Ruby Moon by Matt Cameron.
A little girl, Ruby, has disappeared on her way to visit her grandmother.
How do the parents, Sylvie and Ray, cope?
What do the neighbours know? Is one of them responsible? They’re all a bit on the weird side in Matt Cameron’s intriguing, ambiguous play.
Is there more to the action of this play than the surface scenario suggests?
Young mum Sylvie dresses and displays a mannequin, dressed as Ruby was when she disappeared, in the front yard. The mannequin, on stage throughout, as one set serves for numerous locations, is a constant presence.
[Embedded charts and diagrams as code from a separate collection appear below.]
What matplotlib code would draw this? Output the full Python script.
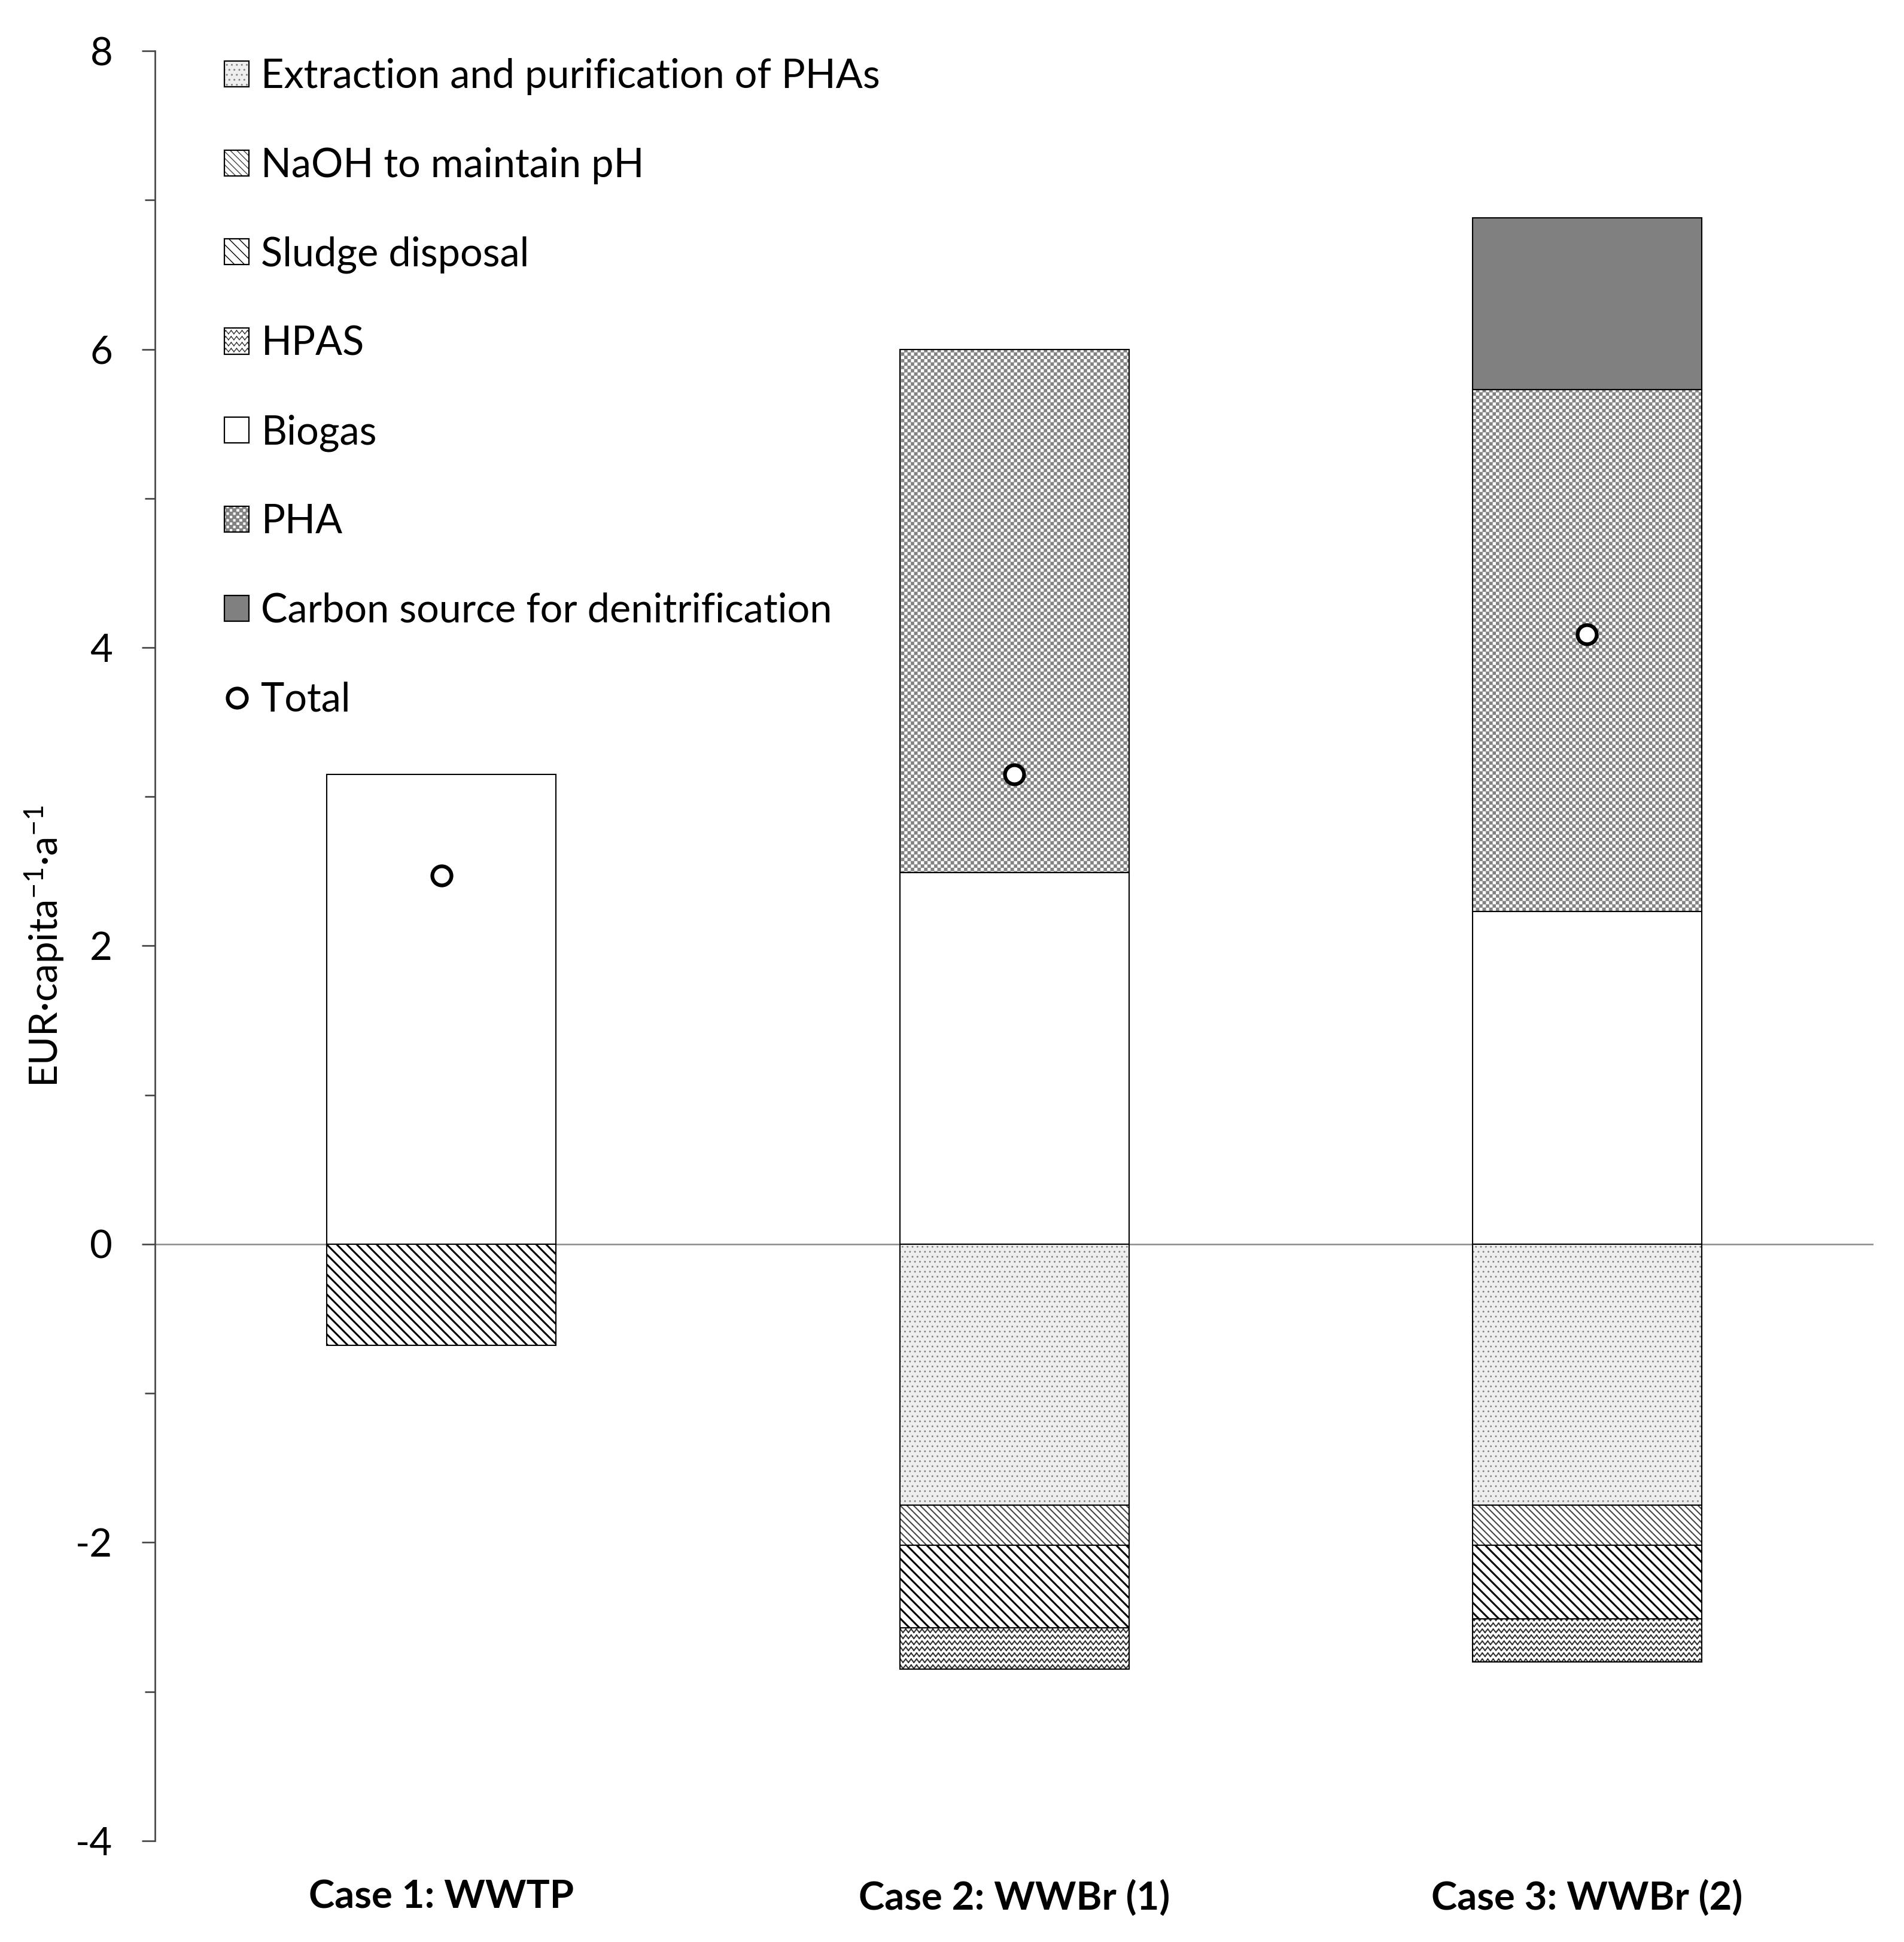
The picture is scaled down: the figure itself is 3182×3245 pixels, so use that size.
import warnings
warnings.filterwarnings('ignore')
import numpy as np
import matplotlib
matplotlib.use('Agg')
import matplotlib.pyplot as plt
import matplotlib.hatch as mhatch
from matplotlib.path import Path
from matplotlib.patches import Patch
from matplotlib.lines import Line2D
from matplotlib.legend_handler import HandlerTuple

# ---------------- data ----------------
cases = ['Case 1: WWTP', 'Case 2: WWBr (1)', 'Case 3: WWBr (2)']
extraction = [0.0, -1.75, -1.75]
naoh = [0.0, -0.27, -0.27]
sludge = [-0.68, -0.55, -0.49]
hpas = [0.0, -0.28, -0.29]
biogas = [3.15, 2.49, 2.23]
pha = [0.0, 3.51, 3.50]
carbon = [0.0, 0.0, 1.15]
total = [2.47, 3.15, 4.09]
yticks = [-4, -2, 0, 2, 4, 6, 8]


# ---------------- custom hatches ----------------
class CheckerHatch(mhatch.HatchPatternBase):
    def __init__(self, hatch, density):
        self.n = 18 if 'c' in hatch else 0
        self.cells = [(i, j) for i in range(self.n) for j in range(self.n)
                      if (i + j) % 2 == 0]
        self.num_vertices = len(self.cells) * 5

    def set_vertices_and_codes(self, vertices, codes):
        s = 1.0 / self.n
        k = 0
        for i, j in self.cells:
            x0, y0 = i * s, j * s
            vertices[k:k + 5] = [(x0, y0), (x0 + s, y0), (x0 + s, y0 + s),
                                 (x0, y0 + s), (x0, y0)]
            codes[k:k + 5] = [Path.MOVETO, Path.LINETO, Path.LINETO,
                              Path.LINETO, Path.CLOSEPOLY]
            k += 5


class ZigZagHatch(mhatch.HatchPatternBase):
    def __init__(self, hatch, density):
        on = 'z' in hatch
        self.rows = 10 if on else 0
        self.teeth = 11
        self.num_vertices = self.rows * self.teeth * 4

    def set_vertices_and_codes(self, vertices, codes):
        dy = 1.0 / self.rows
        dx = 1.0 / self.teeth
        a = 0.28 * dy
        k = 0
        for r in range(self.rows):
            yc = (r + 0.5) * dy
            for t in range(self.teeth):
                x0 = t * dx
                vertices[k:k + 4] = [(x0, yc - a), (x0 + dx / 2, yc + a),
                                     (x0 + dx / 2, yc + a), (x0 + dx, yc - a)]
                codes[k:k + 4] = [Path.MOVETO, Path.LINETO,
                                  Path.MOVETO, Path.LINETO]
                k += 4


mhatch._hatch_types.append(CheckerHatch)
mhatch._hatch_types.append(ZigZagHatch)

plt.rcParams['font.family'] = ['Lato', 'DejaVu Sans']
plt.rcParams['mathtext.fontset'] = 'custom'
plt.rcParams['mathtext.rm'] = 'Lato'
plt.rcParams['mathtext.it'] = 'Lato:italic'
plt.rcParams['mathtext.bf'] = 'Lato:bold'

# style per series: (face, hatch, hatch colour, hatch linewidth)
styles = {
    'Extraction and purification of PHAs': ('#eeeeee', '..', '#808080', 0.9),
    'NaOH to maintain pH': ('white', '\\\\\\', '#454545', 1.5),
    'Sludge disposal': ('white', '\\\\', 'black', 2.2),
    'HPAS': ('white', 'z', '#333333', 1.5),
    'Biogas': ('white', None, 'black', 1.0),
    'PHA': ('white', 'c', '#828282', 0.2),
    'Carbon source for denitrification': ('#808080', None, 'black', 1.0),
}

neg_series = [('Extraction and purification of PHAs', extraction),
              ('NaOH to maintain pH', naoh),
              ('Sludge disposal', sludge),
              ('HPAS', hpas)]
pos_series = [('Biogas', biogas),
              ('PHA', pha),
              ('Carbon source for denitrification', carbon)]

fig = plt.figure(figsize=(31.82, 32.45), dpi=100)
ax = fig.add_axes([0.0814, 0.0521, 0.9026, 0.9217])

x = np.arange(len(cases))
width = 0.4
edge_lw = 1.5


def draw_stack(series):
    bottom = np.zeros(len(cases))
    for name, vals in series:
        vals = np.array(vals)
        face, hatch, hc, hlw = styles[name]
        plt.rcParams['hatch.linewidth'] = hlw
        bars = ax.bar(x, vals, width, bottom=bottom, color=face,
                      hatch=hatch, edgecolor=hc, linewidth=0, zorder=2)
        for b in bars:
            if hasattr(b, 'set_hatch_linewidth'):
                b.set_hatch_linewidth(hlw)
        mask = vals != 0
        ax.bar(x[mask], vals[mask], width, bottom=bottom[mask], fill=False,
               edgecolor='black', linewidth=edge_lw, zorder=3)
        bottom = bottom + vals


draw_stack(neg_series)
draw_stack(pos_series)

ax.axhline(0, color='#8a8a8a', lw=1.8, zorder=1)

ax.plot(x, total, 'o', ms=23, mfc='white', mec='black', mew=4.5,
        zorder=6, linestyle='none')

ax.set_xlim(-0.5, 2.5)
ax.set_ylim(-4, 8)
ax.set_yticks(yticks)
ax.set_yticks([-3, -1, 1, 3, 5, 7], minor=True)
ax.set_yticklabels([str(v) for v in yticks])
ax.set_xticks(x)
ax.set_xticklabels(cases, fontweight='bold', fontsize=47)
ax.tick_params(axis='x', length=0, pad=46.5)
ax.tick_params(axis='y', which='major', direction='out', length=16,
               width=1.9, color='#444444', labelsize=47, pad=35)
ax.tick_params(axis='y', which='minor', direction='out', length=12,
               width=1.9, color='#444444')
for s in ['top', 'right', 'bottom']:
    ax.spines[s].set_visible(False)
ax.spines['left'].set_color('#444444')
ax.spines['left'].set_linewidth(1.9)

ax.set_ylabel('EUR·capita$^{-1}$·a$^{-1}$', fontsize=47)
ax.yaxis.set_label_coords(-0.052, 0.5)

# legend
order = ['Extraction and purification of PHAs', 'NaOH to maintain pH',
         'Sludge disposal', 'HPAS', 'Biogas', 'PHA',
         'Carbon source for denitrification']
handles = []
for name in order:
    face, hatch, hc, hlw = styles[name]
    p1 = Patch(facecolor=face, hatch=hatch, edgecolor=hc, linewidth=0)
    if hasattr(p1, 'set_hatch_linewidth'):
        p1.set_hatch_linewidth(hlw)
    p2 = Patch(fill=False, edgecolor='black', linewidth=1.6)
    handles.append((p1, p2))
tot_handle = Line2D([], [], marker='o', ms=23, mfc='white', mec='black',
                    mew=4.5, linestyle='none')
handles.append(tot_handle)
labels = order + ['Total']
plt.rcParams['hatch.linewidth'] = 1.0
ax.legend(handles, labels, handler_map={tuple: HandlerTuple(ndivide=1)},
          loc='upper left', bbox_to_anchor=(0.0404, 0.996), frameon=False,
          fontsize=48, handlelength=0.62, handleheight=0.62,
          handletextpad=0.3, labelspacing=1.30, borderpad=0,
          borderaxespad=0)

fig.savefig('out.png', dpi=100)
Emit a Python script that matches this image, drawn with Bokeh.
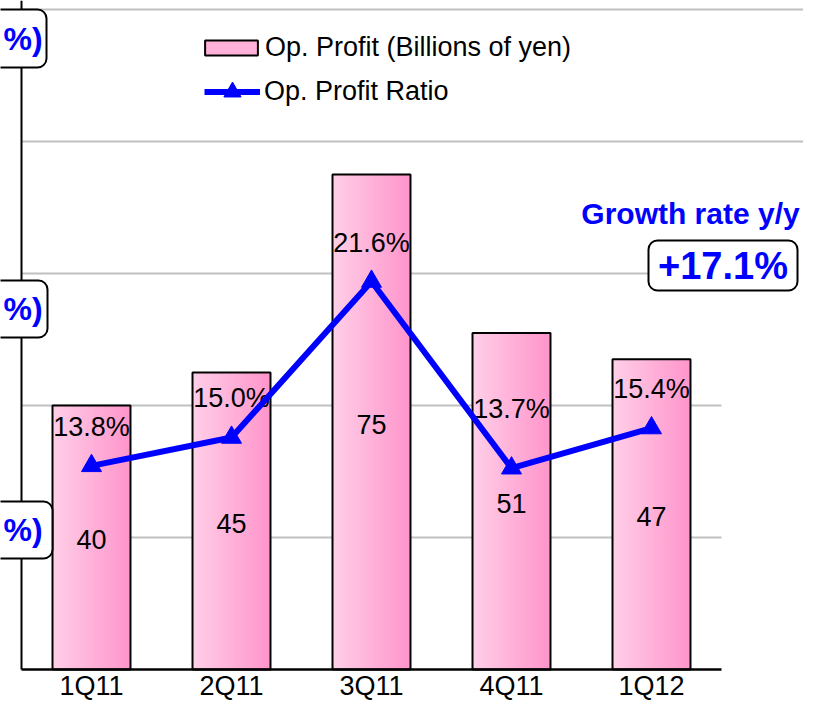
from bokeh.plotting import figure
from bokeh.models import Range1d, ColumnDataSource, Label, BoxAnnotation, Legend, LegendItem
from bokeh.core.properties import value
from bokeh.embed import file_html
from bokeh.resources import INLINE

# ---- data -------------------------------------------------------------
categories = ["1Q11", "2Q11", "3Q11", "4Q11", "1Q12"]
op_profit = [40, 45, 75, 51, 47]                 # billions of yen
op_ratio = [13.8, 15.0, 21.6, 13.7, 15.4]        # %
ratio_text = ["13.8%", "15.0%", "21.6%", "13.7%", "15.4%"]
profit_text = ["40", "45", "75", "51", "47"]
grid_values = [20, 40, 60, 80, 100]
growth_title = "Growth rate y/y"
growth_text = "+17.1%"
side_box_text = ["%)", "%)", "%)"]

# ---- layout / style --------------------------------------------------------
W, H = 803, 701
CAT_PX = 140.0          # px per category
X0_PX = 91.0            # px of first category centre
Y_PX = 6.6              # px per billion yen
ZERO_PX = 669.0         # px of zero line
R_PX = 23.63            # px per percent (ratio axis)
R_REF, R_REF_PX = 13.75, 466.5

FONT = "Liberation Sans"
BLUE = "#0000FF"
BAR_W = 0.557

n = len(categories)
xs = list(range(n))
x_range = Range1d(-X0_PX / CAT_PX, (W - X0_PX) / CAT_PX)
y_range = Range1d(-(H - ZERO_PX) / Y_PX, ZERO_PX / Y_PX)
ratio_range = Range1d(R_REF - (H - R_REF_PX) / R_PX, R_REF + R_REF_PX / R_PX)


def px_to_x(px):
    return (px - X0_PX) / CAT_PX


def px_to_y(py):
    return (ZERO_PX - py) / Y_PX


p = figure(width=W, height=H, x_range=x_range, y_range=y_range,
           x_axis_type=None, y_axis_type=None,
           output_backend="svg", toolbar_location=None, min_border=0)
p.extra_y_ranges = {"ratio": ratio_range}
p.outline_line_color = None
p.background_fill_color = "white"
p.border_fill_color = "white"

cat_lo, cat_hi = -0.5, n - 0.5

# gridlines
grid_right = [cat_hi if v <= 60 else x_range.end for v in grid_values]
p.segment(x0=[cat_lo] * len(grid_values), y0=grid_values, x1=grid_right, y1=grid_values,
          line_color="#C0C0C0", line_width=2)

# left axis line
p.segment(x0=[cat_lo], y0=[0], x1=[cat_lo], y1=[y_range.end], line_color="black", line_width=2)

# bars with horizontal gradient (one renderer per strip)
N_STRIPS = 24
c_left = (255, 206, 231)
c_right = (255, 150, 204)
sw = BAR_W / N_STRIPS
strip_renderers = []
for j in range(N_STRIPS):
    t = j / (N_STRIPS - 1)
    col = "#%02X%02X%02X" % tuple(int(round(a + (b - a) * t)) for a, b in zip(c_left, c_right))
    sx = [i - BAR_W / 2 + (j + 0.5) * sw for i in xs]
    r = p.vbar(x=sx, top=op_profit, bottom=0, width=sw * 1.25, fill_color=col, line_color=None)
    strip_renderers.append(r)
outline_r = p.vbar(x=xs, top=op_profit, bottom=0, width=BAR_W, fill_color=None,
                   line_color="black", line_width=2)

# baseline
p.segment(x0=[cat_lo], y0=[0], x1=[cat_hi], y1=[0], line_color="black", line_width=2.5)

# value labels in bars
p.text(x=xs, y=[v / 2 for v in op_profit], text=profit_text, y_offset=2,
       text_font=value(FONT), text_font_size="27px", text_color="black",
       text_align="center", text_baseline="middle")

# ratio labels
ratio_offsets = [-39, -39, -39, -59, -39]
src_r = ColumnDataSource(dict(x=xs, y=op_ratio, t=ratio_text, off=ratio_offsets))
p.text(x="x", y="y", text="t", y_offset="off", source=src_r, y_range_name="ratio",
       text_font=value(FONT), text_font_size="27px", text_color="black",
       text_align="center", text_baseline="middle")

# ratio line
line_r = p.line(x=xs, y=op_ratio, y_range_name="ratio", line_color=BLUE, line_width=6)
mark_r = p.scatter(x=xs, y=op_ratio, y_range_name="ratio", marker="triangle", size=20,
                   fill_color=BLUE, line_color=BLUE)

# category labels
p.text(x=xs, y=[0] * n, text=categories, y_offset=16,
       text_font=value(FONT), text_font_size="27px", text_color="black",
       text_align="center", text_baseline="middle")

leg1 = Legend(items=[LegendItem(label="Op. Profit (Billions of yen)",
                                renderers=[strip_renderers[N_STRIPS // 2], outline_r])],
              location=(198, 638), orientation="vertical",
              glyph_width=66, glyph_height=19, label_standoff=1,
              padding=0, margin=0, spacing=0, border_line_color=None,
              background_fill_alpha=0, label_text_font=FONT, label_text_font_size="27px",
              label_text_color="black")
leg2 = Legend(items=[LegendItem(label="Op. Profit Ratio", renderers=[line_r, mark_r])],
              location=(204, 588), orientation="vertical",
              glyph_width=56, glyph_height=43, label_standoff=4,
              padding=0, margin=0, spacing=0, border_line_color=None,
              background_fill_alpha=0, label_text_font=FONT, label_text_font_size="27px",
              label_text_color="black")
p.add_layout(leg1, "center")
p.add_layout(leg2, "center")

# side boxes (labels at the left edge)
side_boxes = [  # (right_px, top_px, bottom_px)
    (46, 9, 67),
    (47, 280, 337),
    (52, 501, 558),
]
for (rp, tp, bp), txt in zip(side_boxes, side_box_text):
    p.add_layout(BoxAnnotation(left=x_range.start - 1, right=px_to_x(rp),
                               top=px_to_y(tp), bottom=px_to_y(bp),
                               fill_color="white", fill_alpha=1,
                               line_color="black", line_alpha=1, line_width=2,
                               border_radius=9))
    p.add_layout(Label(x=px_to_x(3), y=px_to_y((tp + bp) / 2), text=txt,
                       text_font=FONT, text_font_style="bold", text_font_size="32px",
                       text_color=BLUE, text_align="left", text_baseline="middle"))

# growth rate annotation
p.add_layout(Label(x=px_to_x(690), y=px_to_y(213), text=growth_title,
                   text_font=FONT, text_font_style="bold", text_font_size="30px",
                   text_color=BLUE, text_align="center", text_baseline="middle"))
p.add_layout(BoxAnnotation(left=px_to_x(648), right=px_to_x(797),
                           top=px_to_y(240), bottom=px_to_y(290),
                           fill_color="white", fill_alpha=1,
                           line_color="black", line_alpha=1, line_width=2, border_radius=9))
p.add_layout(Label(x=px_to_x(722.5), y=px_to_y(265), text=growth_text,
                   text_font=FONT, text_font_style="bold", text_font_size="38px",
                   text_color=BLUE, text_align="center", text_baseline="middle"))

open("out.html", "w").write(file_html(p, INLINE))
The multiple, various doors of Tessa Richardson’s set effectively imply a diverse neighbourhood.
The action of the play consists of one final circuit of the long-suffering neighbours, all suspicious in the parents’ minds, in a desperate bid for clues.
Sarah Aubrey and Brynn Loosemore play parents Sylvie and Ray, and their eclectic, cartoonish selection of neighbours, slipping proficiently into and out of a range of caricatures.
But are Sylvie and Ray, interviewing the neighbours yet again, as it initially seems, or is it all the elaborate role-playing of a couple striving to come to grips with their loss?
Engaging with this view of the caricatured neighbours of the script and their two dimensional portrayal in the production, a twist suggested late in the action, raised my response to the production substantially after some early doubts.
I left the play, its fringe theatre setting, and low-budget production pondering this very ambiguity on this, my first encounter with Ruby Moon.